- DIRECTIONS FOR THIS TASK -
Go through the entries below and write each one out exactly.
——————
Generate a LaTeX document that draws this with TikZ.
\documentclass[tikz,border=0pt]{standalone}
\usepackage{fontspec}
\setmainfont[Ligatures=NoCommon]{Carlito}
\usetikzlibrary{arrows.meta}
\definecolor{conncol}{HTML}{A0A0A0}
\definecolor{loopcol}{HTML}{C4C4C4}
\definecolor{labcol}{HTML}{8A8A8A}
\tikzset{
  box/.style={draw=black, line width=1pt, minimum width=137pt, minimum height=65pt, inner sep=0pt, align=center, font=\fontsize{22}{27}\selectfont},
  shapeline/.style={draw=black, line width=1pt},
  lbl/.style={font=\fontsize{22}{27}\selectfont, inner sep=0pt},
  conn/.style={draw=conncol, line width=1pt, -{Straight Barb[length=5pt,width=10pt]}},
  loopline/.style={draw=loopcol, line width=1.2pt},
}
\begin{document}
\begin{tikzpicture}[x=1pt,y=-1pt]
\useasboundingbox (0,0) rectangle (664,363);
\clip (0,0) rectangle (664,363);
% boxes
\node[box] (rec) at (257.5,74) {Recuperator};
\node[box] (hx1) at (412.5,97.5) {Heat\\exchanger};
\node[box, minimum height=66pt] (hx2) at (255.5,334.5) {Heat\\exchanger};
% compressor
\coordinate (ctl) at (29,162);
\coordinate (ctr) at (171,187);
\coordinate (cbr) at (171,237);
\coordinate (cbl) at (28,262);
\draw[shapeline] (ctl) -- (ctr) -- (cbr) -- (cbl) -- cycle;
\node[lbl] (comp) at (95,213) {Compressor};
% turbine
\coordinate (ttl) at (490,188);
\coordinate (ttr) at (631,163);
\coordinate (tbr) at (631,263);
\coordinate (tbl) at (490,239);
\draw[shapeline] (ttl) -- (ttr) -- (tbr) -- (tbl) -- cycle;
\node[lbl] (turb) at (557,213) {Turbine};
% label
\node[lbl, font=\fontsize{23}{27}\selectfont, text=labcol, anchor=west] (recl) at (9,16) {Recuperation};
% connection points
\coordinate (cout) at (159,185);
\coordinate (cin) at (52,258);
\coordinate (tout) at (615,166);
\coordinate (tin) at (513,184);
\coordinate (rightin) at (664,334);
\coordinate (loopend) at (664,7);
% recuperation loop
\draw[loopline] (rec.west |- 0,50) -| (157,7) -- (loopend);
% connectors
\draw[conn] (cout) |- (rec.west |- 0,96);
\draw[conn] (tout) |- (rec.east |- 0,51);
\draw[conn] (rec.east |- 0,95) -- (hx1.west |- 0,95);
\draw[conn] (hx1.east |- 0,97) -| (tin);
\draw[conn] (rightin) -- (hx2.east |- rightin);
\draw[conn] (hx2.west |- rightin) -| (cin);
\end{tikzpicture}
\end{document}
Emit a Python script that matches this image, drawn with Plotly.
——————
- THE OUTPUT -
Generate a LaTeX document that draws this with TikZ.
\documentclass[tikz,border=0pt]{standalone}
\usepackage{fontspec}
\setmainfont[Ligatures=NoCommon]{Carlito}
\usetikzlibrary{arrows.meta}
\definecolor{conncol}{HTML}{A0A0A0}
\definecolor{loopcol}{HTML}{C4C4C4}
\definecolor{labcol}{HTML}{8A8A8A}
\tikzset{
  box/.style={draw=black, line width=1pt, minimum width=137pt, minimum height=65pt, inner sep=0pt, align=center, font=\fontsize{22}{27}\selectfont},
  shapeline/.style={draw=black, line width=1pt},
  lbl/.style={font=\fontsize{22}{27}\selectfont, inner sep=0pt},
  conn/.style={draw=conncol, line width=1pt, -{Straight Barb[length=5pt,width=10pt]}},
  loopline/.style={draw=loopcol, line width=1.2pt},
}
\begin{document}
\begin{tikzpicture}[x=1pt,y=-1pt]
\useasboundingbox (0,0) rectangle (664,363);
\clip (0,0) rectangle (664,363);
% boxes
\node[box] (rec) at (257.5,74) {Recuperator};
\node[box] (hx1) at (412.5,97.5) {Heat\\exchanger};
\node[box, minimum height=66pt] (hx2) at (255.5,334.5) {Heat\\exchanger};
% compressor
\coordinate (ctl) at (29,162);
\coordinate (ctr) at (171,187);
\coordinate (cbr) at (171,237);
\coordinate (cbl) at (28,262);
\draw[shapeline] (ctl) -- (ctr) -- (cbr) -- (cbl) -- cycle;
\node[lbl] (comp) at (95,213) {Compressor};
% turbine
\coordinate (ttl) at (490,188);
\coordinate (ttr) at (631,163);
\coordinate (tbr) at (631,263);
\coordinate (tbl) at (490,239);
\draw[shapeline] (ttl) -- (ttr) -- (tbr) -- (tbl) -- cycle;
\node[lbl] (turb) at (557,213) {Turbine};
% label
\node[lbl, font=\fontsize{23}{27}\selectfont, text=labcol, anchor=west] (recl) at (9,16) {Recuperation};
% connection points
\coordinate (cout) at (159,185);
\coordinate (cin) at (52,258);
\coordinate (tout) at (615,166);
\coordinate (tin) at (513,184);
\coordinate (rightin) at (664,334);
\coordinate (loopend) at (664,7);
% recuperation loop
\draw[loopline] (rec.west |- 0,50) -| (157,7) -- (loopend);
% connectors
\draw[conn] (cout) |- (rec.west |- 0,96);
\draw[conn] (tout) |- (rec.east |- 0,51);
\draw[conn] (rec.east |- 0,95) -- (hx1.west |- 0,95);
\draw[conn] (hx1.east |- 0,97) -| (tin);
\draw[conn] (rightin) -- (hx2.east |- rightin);
\draw[conn] (hx2.west |- rightin) -| (cin);
\end{tikzpicture}
\end{document}
Emit a Python script that matches this image, drawn with Plotly.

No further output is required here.